HC Deb 21 February 1895 vol 30 cc1254-5
*MR. MICHAEL AUSTIN (Limerick, W.)

I beg to ask the Chief Secretary to the Lord-Lieutenant of Ireland if his attention has been directed to a meeting of the Rural Sanitary Authority of Limerick, held on the 15th inst., to consider representations under the Labourers' Acts, at which Lord Clarina declared that if any labourer in his employment applied for a cottage he would be dismissed, as he considered the granting of those cottages was nothing more or less than outdoor relief; and what steps will be taken by the Local Government Board in protecting those labourers who apply for cottages under the Statute?

MR. F. A. O'KEEFFE (Limerick)

asked a similar question.

MR. J. MORLEY

With reference to this question, and the similar one in the name of the hon. Member for West Limerick, I have seen a newspaper report of the proceedings in question. Lord Clarina appears at the same time to have expressed his willingness to provide each of his labourers with a suitable house and a quarter acre of ground. With regard to the remark that the building of cottages under the Labourers' Acts is equivalent to granting outdoor relief to the labourers concerned, Lord Clarina based this observation apparently on the fact that the rents of the cottages, even when well paid, are by no means sufficient to meet the annual charge to the ratepayers in respect of the cost of the cottages, repairs, &c., and that practically the labourers were therefore receiving relief from the ratepayers to the extent required to make up the deficit.

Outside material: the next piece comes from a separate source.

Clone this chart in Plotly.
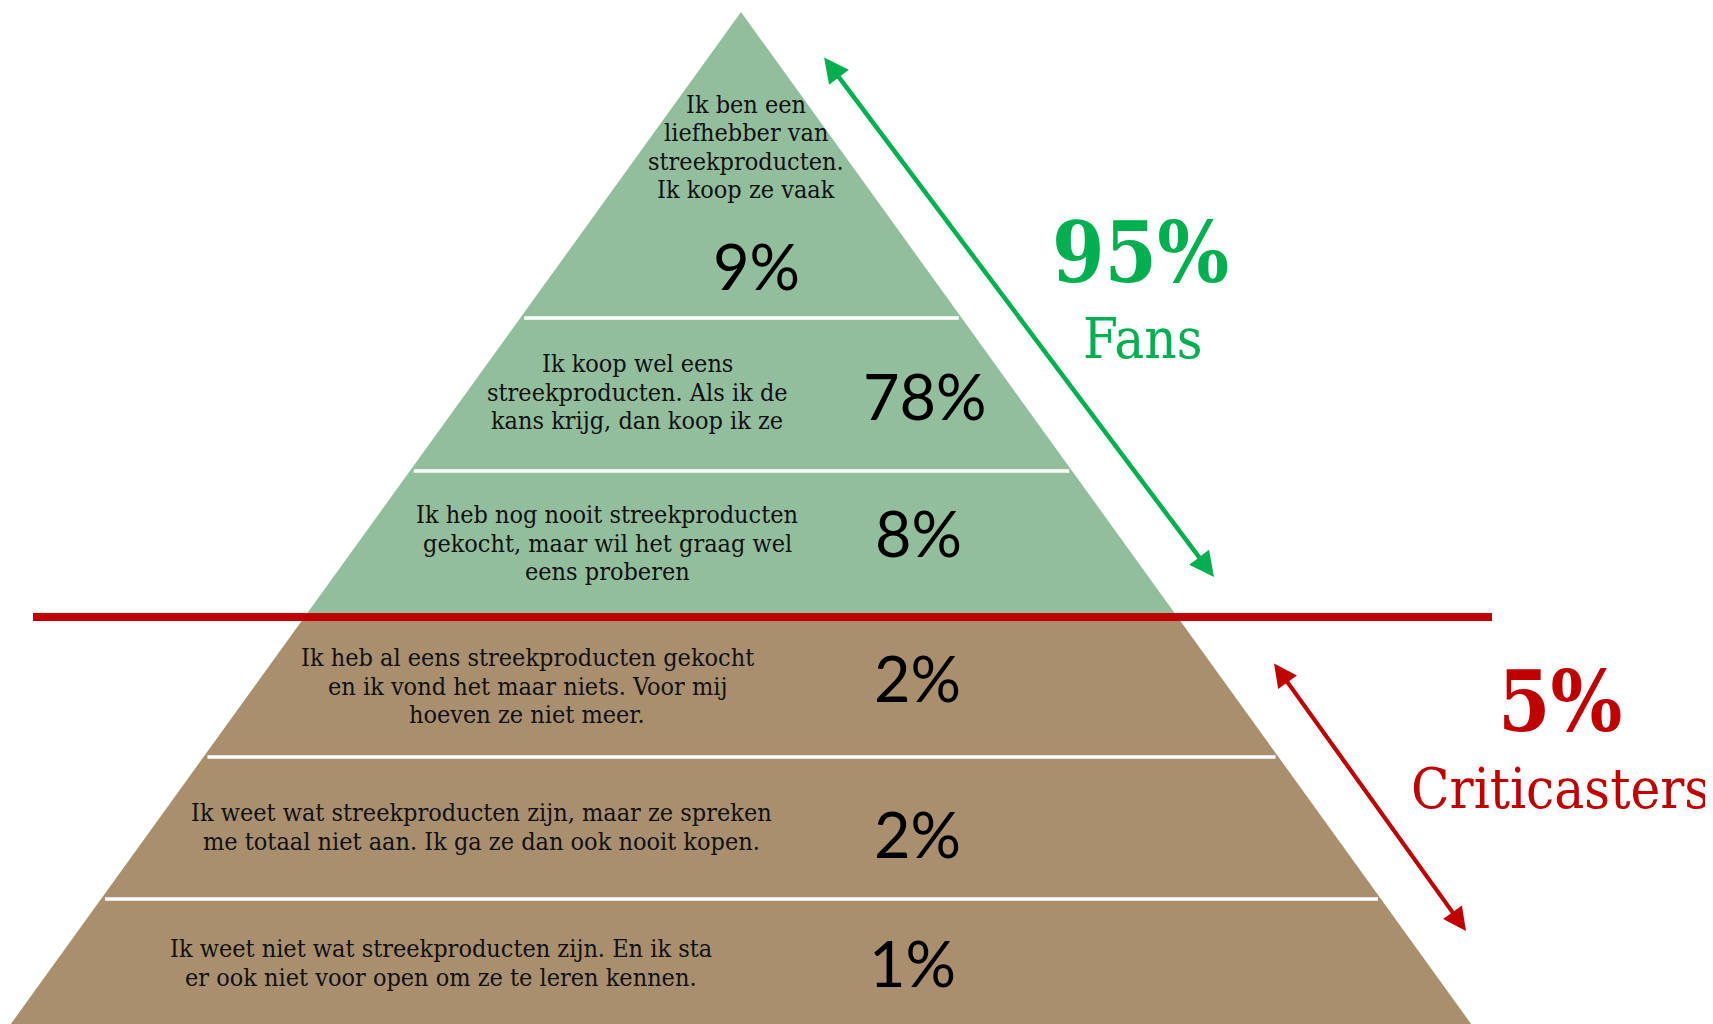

MR. CYRIL J. S. DODD (Essex, Maldon)

May I ask whether the rate charged to the ratepayers is not caused to a great extent by the great expense of taking land compulsorily under these Acts?

MR. J. MORLEY

No doubt the cost of exercising compulsory powers is great, but whether it covers the whole of the ground or not I do not know.

*MR. M. AUSTIN

Is the right hon. Gentleman aware that, according to the report of the proceedings, Lord Clarina described the labourers as a "parcel of howling, ignorant fellows," and is it compatible with his position as a Justice of the Peace to make use of the intimidating threats referred to in the question.